| WORK TO BE COMPLETED |
All the records that follow need to be reproduced exactly. Omit the images.

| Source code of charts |
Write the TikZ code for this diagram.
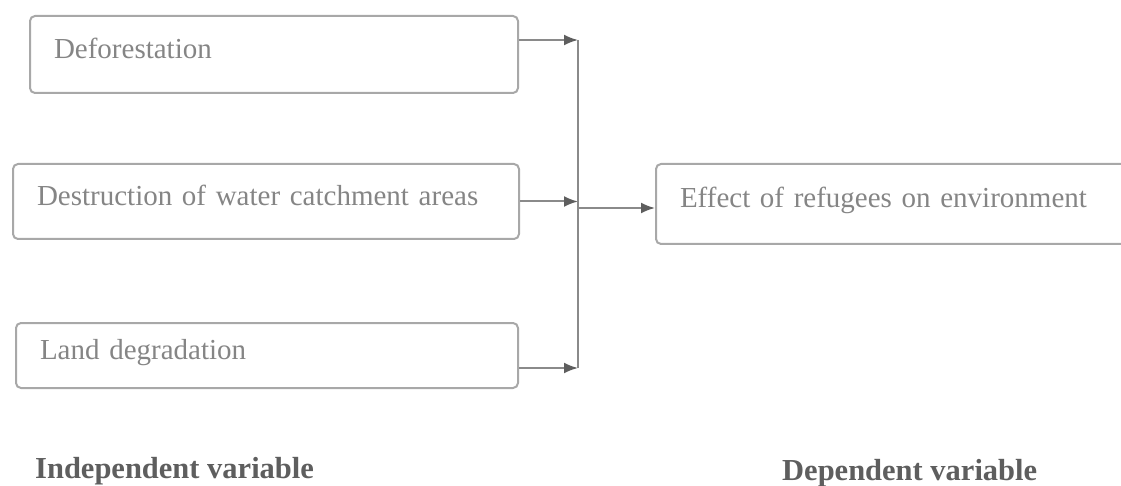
\documentclass[tikz,border=0pt]{standalone}
\usepackage{fontspec}
\setmainfont{Liberation Serif}
\usepackage{tikz}
\usetikzlibrary{shapes,arrows,arrows.meta,positioning}

\definecolor{boxgray}{HTML}{A8A8A8}
\definecolor{textgray}{HTML}{858585}
\definecolor{linegray}{HTML}{8A8A8A}
\definecolor{labelgray}{HTML}{5E5E5E}

\tikzset{
  varbox/.style={draw=boxgray, line width=2pt, rounded corners=5pt, anchor=north west,
    inner xsep=24pt, text height=12pt, text depth=4pt, align=left, text=textgray,
    font=\fontsize{29}{34}\selectfont},
  link/.style={->, >={Latex[length=14pt,width=11pt,color=labelgray]}, line width=2pt, draw=linegray},
  vartitle/.style={anchor=base west, inner sep=0pt, text=labelgray,
    font=\fontsize{30.5}{36}\selectfont\bfseries}
}

\begin{document}
\begin{tikzpicture}[x=1pt, y=-1pt]
\useasboundingbox (0,0) rectangle (1121,486);

\node[varbox, text width=440pt, minimum height=77pt] (defor) at (29,15) {Deforestation};
\node[varbox, text width=458pt, minimum height=75pt] (destr) at (12,163) {Destruction of water catchment areas};
\node[varbox, text width=454pt, minimum height=65pt] (land) at (15,322) {Land degradation};
\node[varbox, text width=432pt, minimum height=80pt] (effect) at (655,163) {Effect of refugees on environment};

\coordinate (jtop) at (578,40);
\coordinate (jmid) at (578,208);
\coordinate (jbot) at (578,368);

            \draw[link] (defor.east |- jtop) -- (jtop);
            \draw[link] (destr.east) -- (destr.east -| jmid);
            \draw[link] (land.east |- jbot) -- (jbot);
            \draw[line width=2pt, draw=linegray] (jtop) -- (jbot);
            \draw[link] (jmid) -- (effect.west |- jmid);

% variable captions
\node[vartitle] (indep) at (35,478) {Independent variable};
\node[vartitle] (dep) at (782,480) {Dependent variable};
\end{tikzpicture}
\end{document}
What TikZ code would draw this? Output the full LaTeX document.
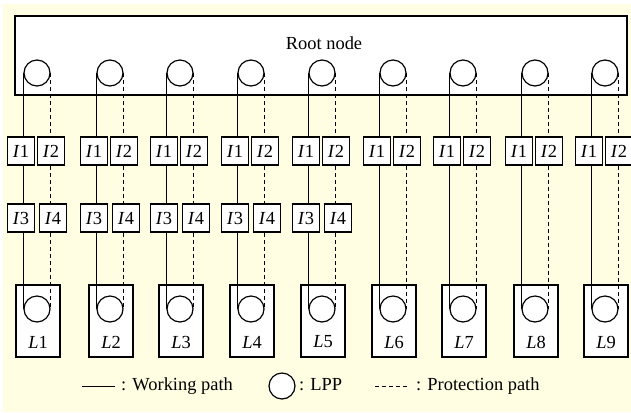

| THE ANSWER |
Write the TikZ code for this diagram.
\documentclass[tikz,border=0pt]{standalone}
\usepackage{fontspec}
\setmainfont{Liberation Serif}
\usepackage{tikz}
\usetikzlibrary{shapes,arrows,arrows.meta,positioning}

\definecolor{boxgray}{HTML}{A8A8A8}
\definecolor{textgray}{HTML}{858585}
\definecolor{linegray}{HTML}{8A8A8A}
\definecolor{labelgray}{HTML}{5E5E5E}

\tikzset{
  varbox/.style={draw=boxgray, line width=2pt, rounded corners=5pt, anchor=north west,
    inner xsep=24pt, text height=12pt, text depth=4pt, align=left, text=textgray,
    font=\fontsize{29}{34}\selectfont},
  link/.style={->, >={Latex[length=14pt,width=11pt,color=labelgray]}, line width=2pt, draw=linegray},
  vartitle/.style={anchor=base west, inner sep=0pt, text=labelgray,
    font=\fontsize{30.5}{36}\selectfont\bfseries}
}

\begin{document}
\begin{tikzpicture}[x=1pt, y=-1pt]
\useasboundingbox (0,0) rectangle (1121,486);

\node[varbox, text width=440pt, minimum height=77pt] (defor) at (29,15) {Deforestation};
\node[varbox, text width=458pt, minimum height=75pt] (destr) at (12,163) {Destruction of water catchment areas};
\node[varbox, text width=454pt, minimum height=65pt] (land) at (15,322) {Land degradation};
\node[varbox, text width=432pt, minimum height=80pt] (effect) at (655,163) {Effect of refugees on environment};

\coordinate (jtop) at (578,40);
\coordinate (jmid) at (578,208);
\coordinate (jbot) at (578,368);

            \draw[link] (defor.east |- jtop) -- (jtop);
            \draw[link] (destr.east) -- (destr.east -| jmid);
            \draw[link] (land.east |- jbot) -- (jbot);
            \draw[line width=2pt, draw=linegray] (jtop) -- (jbot);
            \draw[link] (jmid) -- (effect.west |- jmid);

% variable captions
\node[vartitle] (indep) at (35,478) {Independent variable};
\node[vartitle] (dep) at (782,480) {Dependent variable};
\end{tikzpicture}
\end{document}
What TikZ code would draw this? Output the full LaTeX document.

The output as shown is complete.